■ What you should do
Copy all the data exactly, except the pictures.

* Begin Collected material *

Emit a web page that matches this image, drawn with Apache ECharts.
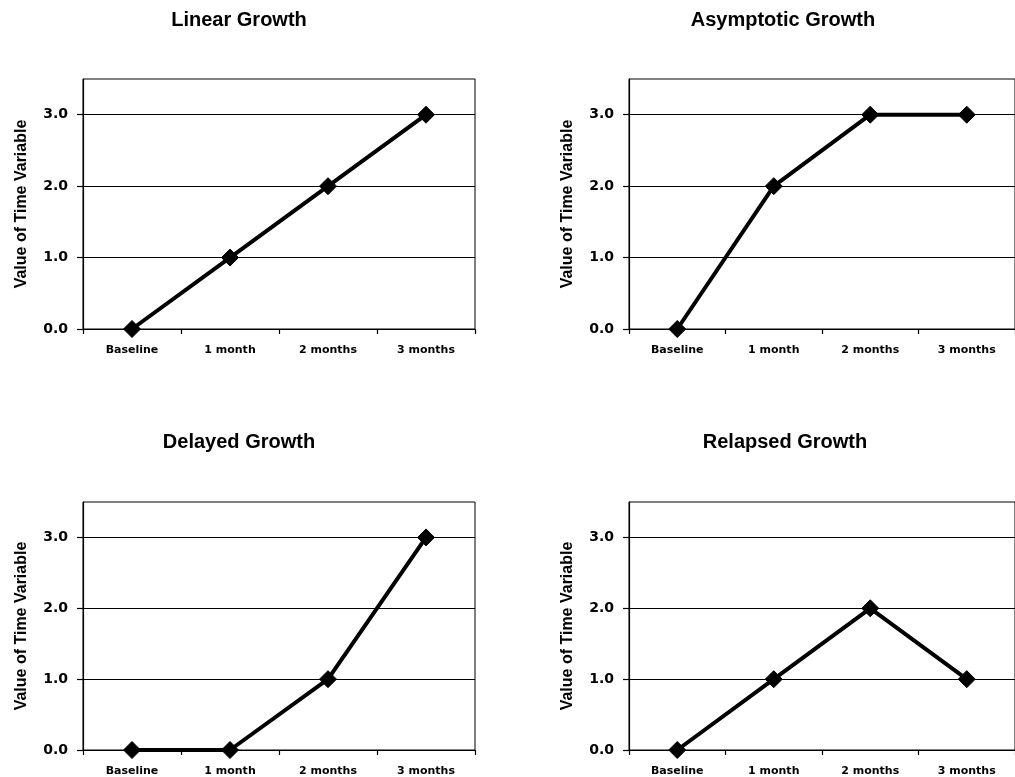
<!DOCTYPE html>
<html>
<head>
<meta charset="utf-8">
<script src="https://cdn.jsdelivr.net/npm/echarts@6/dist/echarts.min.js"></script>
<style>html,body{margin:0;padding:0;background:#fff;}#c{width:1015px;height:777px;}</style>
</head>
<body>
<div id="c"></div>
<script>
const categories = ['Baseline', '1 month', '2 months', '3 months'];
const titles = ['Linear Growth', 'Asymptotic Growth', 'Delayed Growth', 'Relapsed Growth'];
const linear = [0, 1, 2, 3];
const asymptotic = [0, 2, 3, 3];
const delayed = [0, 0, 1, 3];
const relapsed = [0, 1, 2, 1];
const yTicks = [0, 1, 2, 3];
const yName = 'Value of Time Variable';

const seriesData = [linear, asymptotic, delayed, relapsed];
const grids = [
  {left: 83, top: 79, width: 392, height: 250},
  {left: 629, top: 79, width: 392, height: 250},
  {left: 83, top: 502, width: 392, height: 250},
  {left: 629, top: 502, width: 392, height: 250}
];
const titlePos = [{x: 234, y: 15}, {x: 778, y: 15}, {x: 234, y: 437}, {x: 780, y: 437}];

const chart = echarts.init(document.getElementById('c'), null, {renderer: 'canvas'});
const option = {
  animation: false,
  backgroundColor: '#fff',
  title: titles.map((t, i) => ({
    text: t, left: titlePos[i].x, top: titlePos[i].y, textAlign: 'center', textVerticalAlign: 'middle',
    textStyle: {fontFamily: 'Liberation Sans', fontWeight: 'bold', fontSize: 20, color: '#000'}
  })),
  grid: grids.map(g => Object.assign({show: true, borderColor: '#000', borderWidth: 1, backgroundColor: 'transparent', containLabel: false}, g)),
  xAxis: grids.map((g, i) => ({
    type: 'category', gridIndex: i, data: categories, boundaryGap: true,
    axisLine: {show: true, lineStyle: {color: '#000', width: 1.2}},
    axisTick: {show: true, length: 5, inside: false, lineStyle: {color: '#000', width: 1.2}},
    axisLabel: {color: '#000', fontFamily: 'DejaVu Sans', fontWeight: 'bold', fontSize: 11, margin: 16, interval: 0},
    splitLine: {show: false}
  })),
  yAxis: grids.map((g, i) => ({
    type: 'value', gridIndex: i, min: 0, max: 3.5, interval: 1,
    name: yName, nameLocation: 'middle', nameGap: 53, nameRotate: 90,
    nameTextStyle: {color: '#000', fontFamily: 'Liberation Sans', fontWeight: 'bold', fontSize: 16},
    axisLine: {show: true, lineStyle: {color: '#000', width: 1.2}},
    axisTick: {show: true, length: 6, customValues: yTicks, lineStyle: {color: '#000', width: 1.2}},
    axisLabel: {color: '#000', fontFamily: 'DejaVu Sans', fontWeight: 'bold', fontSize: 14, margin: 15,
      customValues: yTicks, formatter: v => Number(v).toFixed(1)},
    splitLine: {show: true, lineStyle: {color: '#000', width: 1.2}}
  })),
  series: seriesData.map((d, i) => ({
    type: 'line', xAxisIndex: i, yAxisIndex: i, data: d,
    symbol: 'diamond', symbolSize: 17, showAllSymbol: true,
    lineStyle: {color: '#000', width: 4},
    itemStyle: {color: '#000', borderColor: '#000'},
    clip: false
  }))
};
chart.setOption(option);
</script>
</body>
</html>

* End Collected material *

■ The completed task
Emit a web page that matches this image, drawn with Apache ECharts.
<!DOCTYPE html>
<html>
<head>
<meta charset="utf-8">
<script src="https://cdn.jsdelivr.net/npm/echarts@6/dist/echarts.min.js"></script>
<style>html,body{margin:0;padding:0;background:#fff;}#c{width:1015px;height:777px;}</style>
</head>
<body>
<div id="c"></div>
<script>
const categories = ['Baseline', '1 month', '2 months', '3 months'];
const titles = ['Linear Growth', 'Asymptotic Growth', 'Delayed Growth', 'Relapsed Growth'];
const linear = [0, 1, 2, 3];
const asymptotic = [0, 2, 3, 3];
const delayed = [0, 0, 1, 3];
const relapsed = [0, 1, 2, 1];
const yTicks = [0, 1, 2, 3];
const yName = 'Value of Time Variable';

const seriesData = [linear, asymptotic, delayed, relapsed];
const grids = [
  {left: 83, top: 79, width: 392, height: 250},
  {left: 629, top: 79, width: 392, height: 250},
  {left: 83, top: 502, width: 392, height: 250},
  {left: 629, top: 502, width: 392, height: 250}
];
const titlePos = [{x: 234, y: 15}, {x: 778, y: 15}, {x: 234, y: 437}, {x: 780, y: 437}];

const chart = echarts.init(document.getElementById('c'), null, {renderer: 'canvas'});
const option = {
  animation: false,
  backgroundColor: '#fff',
  title: titles.map((t, i) => ({
    text: t, left: titlePos[i].x, top: titlePos[i].y, textAlign: 'center', textVerticalAlign: 'middle',
    textStyle: {fontFamily: 'Liberation Sans', fontWeight: 'bold', fontSize: 20, color: '#000'}
  })),
  grid: grids.map(g => Object.assign({show: true, borderColor: '#000', borderWidth: 1, backgroundColor: 'transparent', containLabel: false}, g)),
  xAxis: grids.map((g, i) => ({
    type: 'category', gridIndex: i, data: categories, boundaryGap: true,
    axisLine: {show: true, lineStyle: {color: '#000', width: 1.2}},
    axisTick: {show: true, length: 5, inside: false, lineStyle: {color: '#000', width: 1.2}},
    axisLabel: {color: '#000', fontFamily: 'DejaVu Sans', fontWeight: 'bold', fontSize: 11, margin: 16, interval: 0},
    splitLine: {show: false}
  })),
  yAxis: grids.map((g, i) => ({
    type: 'value', gridIndex: i, min: 0, max: 3.5, interval: 1,
    name: yName, nameLocation: 'middle', nameGap: 53, nameRotate: 90,
    nameTextStyle: {color: '#000', fontFamily: 'Liberation Sans', fontWeight: 'bold', fontSize: 16},
    axisLine: {show: true, lineStyle: {color: '#000', width: 1.2}},
    axisTick: {show: true, length: 6, customValues: yTicks, lineStyle: {color: '#000', width: 1.2}},
    axisLabel: {color: '#000', fontFamily: 'DejaVu Sans', fontWeight: 'bold', fontSize: 14, margin: 15,
      customValues: yTicks, formatter: v => Number(v).toFixed(1)},
    splitLine: {show: true, lineStyle: {color: '#000', width: 1.2}}
  })),
  series: seriesData.map((d, i) => ({
    type: 'line', xAxisIndex: i, yAxisIndex: i, data: d,
    symbol: 'diamond', symbolSize: 17, showAllSymbol: true,
    lineStyle: {color: '#000', width: 4},
    itemStyle: {color: '#000', borderColor: '#000'},
    clip: false
  }))
};
chart.setOption(option);
</script>
</body>
</html>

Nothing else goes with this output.